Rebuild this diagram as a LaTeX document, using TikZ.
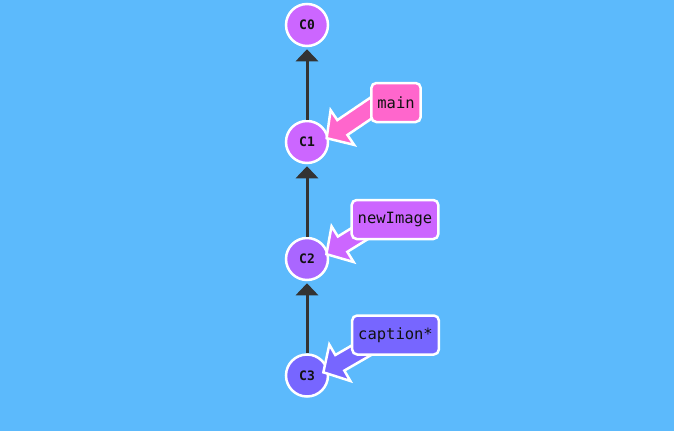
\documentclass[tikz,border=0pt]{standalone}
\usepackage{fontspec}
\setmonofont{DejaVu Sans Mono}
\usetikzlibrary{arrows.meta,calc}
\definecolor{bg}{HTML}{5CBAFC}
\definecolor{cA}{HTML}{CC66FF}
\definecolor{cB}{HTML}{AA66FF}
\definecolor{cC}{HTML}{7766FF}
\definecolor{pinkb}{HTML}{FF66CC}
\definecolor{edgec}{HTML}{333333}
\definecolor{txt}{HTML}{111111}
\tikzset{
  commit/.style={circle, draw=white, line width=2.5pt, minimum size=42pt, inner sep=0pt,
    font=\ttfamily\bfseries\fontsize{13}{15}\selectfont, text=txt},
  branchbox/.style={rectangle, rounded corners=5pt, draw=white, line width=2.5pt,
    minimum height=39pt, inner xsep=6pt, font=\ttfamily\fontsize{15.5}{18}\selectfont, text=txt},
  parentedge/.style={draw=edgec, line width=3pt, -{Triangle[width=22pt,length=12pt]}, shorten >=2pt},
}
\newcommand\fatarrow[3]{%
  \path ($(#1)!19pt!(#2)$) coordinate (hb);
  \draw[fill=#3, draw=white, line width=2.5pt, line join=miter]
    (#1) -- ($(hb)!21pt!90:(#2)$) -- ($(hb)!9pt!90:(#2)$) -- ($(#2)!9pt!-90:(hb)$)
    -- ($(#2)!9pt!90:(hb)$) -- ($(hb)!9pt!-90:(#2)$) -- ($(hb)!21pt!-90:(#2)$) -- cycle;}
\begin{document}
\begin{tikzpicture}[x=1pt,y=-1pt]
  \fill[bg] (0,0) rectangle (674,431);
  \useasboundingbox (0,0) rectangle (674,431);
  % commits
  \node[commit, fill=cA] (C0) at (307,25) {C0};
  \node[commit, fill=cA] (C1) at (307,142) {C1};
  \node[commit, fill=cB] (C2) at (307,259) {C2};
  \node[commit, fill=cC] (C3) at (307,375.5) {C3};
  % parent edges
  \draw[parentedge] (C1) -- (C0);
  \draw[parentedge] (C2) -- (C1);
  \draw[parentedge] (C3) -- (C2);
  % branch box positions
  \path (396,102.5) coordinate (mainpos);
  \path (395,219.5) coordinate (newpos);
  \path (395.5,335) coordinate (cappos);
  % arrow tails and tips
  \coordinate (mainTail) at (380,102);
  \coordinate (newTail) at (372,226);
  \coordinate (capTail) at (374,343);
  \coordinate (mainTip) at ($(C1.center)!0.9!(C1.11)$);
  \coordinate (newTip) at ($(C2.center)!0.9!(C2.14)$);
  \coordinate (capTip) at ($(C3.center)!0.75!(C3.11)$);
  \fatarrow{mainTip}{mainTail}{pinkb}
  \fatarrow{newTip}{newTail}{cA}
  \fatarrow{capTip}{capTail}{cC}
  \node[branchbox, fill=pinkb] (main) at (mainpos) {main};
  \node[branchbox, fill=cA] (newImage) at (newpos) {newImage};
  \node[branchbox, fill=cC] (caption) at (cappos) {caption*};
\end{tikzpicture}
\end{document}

++++++++++++++++++++

> PROBLEM: Extract every line of the data exactly; pictures stay out.

> EXERCISE OUTPUT:
Rebuild this diagram as a LaTeX document, using TikZ.
\documentclass[tikz,border=0pt]{standalone}
\usepackage{fontspec}
\setmonofont{DejaVu Sans Mono}
\usetikzlibrary{arrows.meta,calc}
\definecolor{bg}{HTML}{5CBAFC}
\definecolor{cA}{HTML}{CC66FF}
\definecolor{cB}{HTML}{AA66FF}
\definecolor{cC}{HTML}{7766FF}
\definecolor{pinkb}{HTML}{FF66CC}
\definecolor{edgec}{HTML}{333333}
\definecolor{txt}{HTML}{111111}
\tikzset{
  commit/.style={circle, draw=white, line width=2.5pt, minimum size=42pt, inner sep=0pt,
    font=\ttfamily\bfseries\fontsize{13}{15}\selectfont, text=txt},
  branchbox/.style={rectangle, rounded corners=5pt, draw=white, line width=2.5pt,
    minimum height=39pt, inner xsep=6pt, font=\ttfamily\fontsize{15.5}{18}\selectfont, text=txt},
  parentedge/.style={draw=edgec, line width=3pt, -{Triangle[width=22pt,length=12pt]}, shorten >=2pt},
}
\newcommand\fatarrow[3]{%
  \path ($(#1)!19pt!(#2)$) coordinate (hb);
  \draw[fill=#3, draw=white, line width=2.5pt, line join=miter]
    (#1) -- ($(hb)!21pt!90:(#2)$) -- ($(hb)!9pt!90:(#2)$) -- ($(#2)!9pt!-90:(hb)$)
    -- ($(#2)!9pt!90:(hb)$) -- ($(hb)!9pt!-90:(#2)$) -- ($(hb)!21pt!-90:(#2)$) -- cycle;}
\begin{document}
\begin{tikzpicture}[x=1pt,y=-1pt]
  \fill[bg] (0,0) rectangle (674,431);
  \useasboundingbox (0,0) rectangle (674,431);
  % commits
  \node[commit, fill=cA] (C0) at (307,25) {C0};
  \node[commit, fill=cA] (C1) at (307,142) {C1};
  \node[commit, fill=cB] (C2) at (307,259) {C2};
  \node[commit, fill=cC] (C3) at (307,375.5) {C3};
  % parent edges
  \draw[parentedge] (C1) -- (C0);
  \draw[parentedge] (C2) -- (C1);
  \draw[parentedge] (C3) -- (C2);
  % branch box positions
  \path (396,102.5) coordinate (mainpos);
  \path (395,219.5) coordinate (newpos);
  \path (395.5,335) coordinate (cappos);
  % arrow tails and tips
  \coordinate (mainTail) at (380,102);
  \coordinate (newTail) at (372,226);
  \coordinate (capTail) at (374,343);
  \coordinate (mainTip) at ($(C1.center)!0.9!(C1.11)$);
  \coordinate (newTip) at ($(C2.center)!0.9!(C2.14)$);
  \coordinate (capTip) at ($(C3.center)!0.75!(C3.11)$);
  \fatarrow{mainTip}{mainTail}{pinkb}
  \fatarrow{newTip}{newTail}{cA}
  \fatarrow{capTip}{capTail}{cC}
  \node[branchbox, fill=pinkb] (main) at (mainpos) {main};
  \node[branchbox, fill=cA] (newImage) at (newpos) {newImage};
  \node[branchbox, fill=cC] (caption) at (cappos) {caption*};
\end{tikzpicture}
\end{document}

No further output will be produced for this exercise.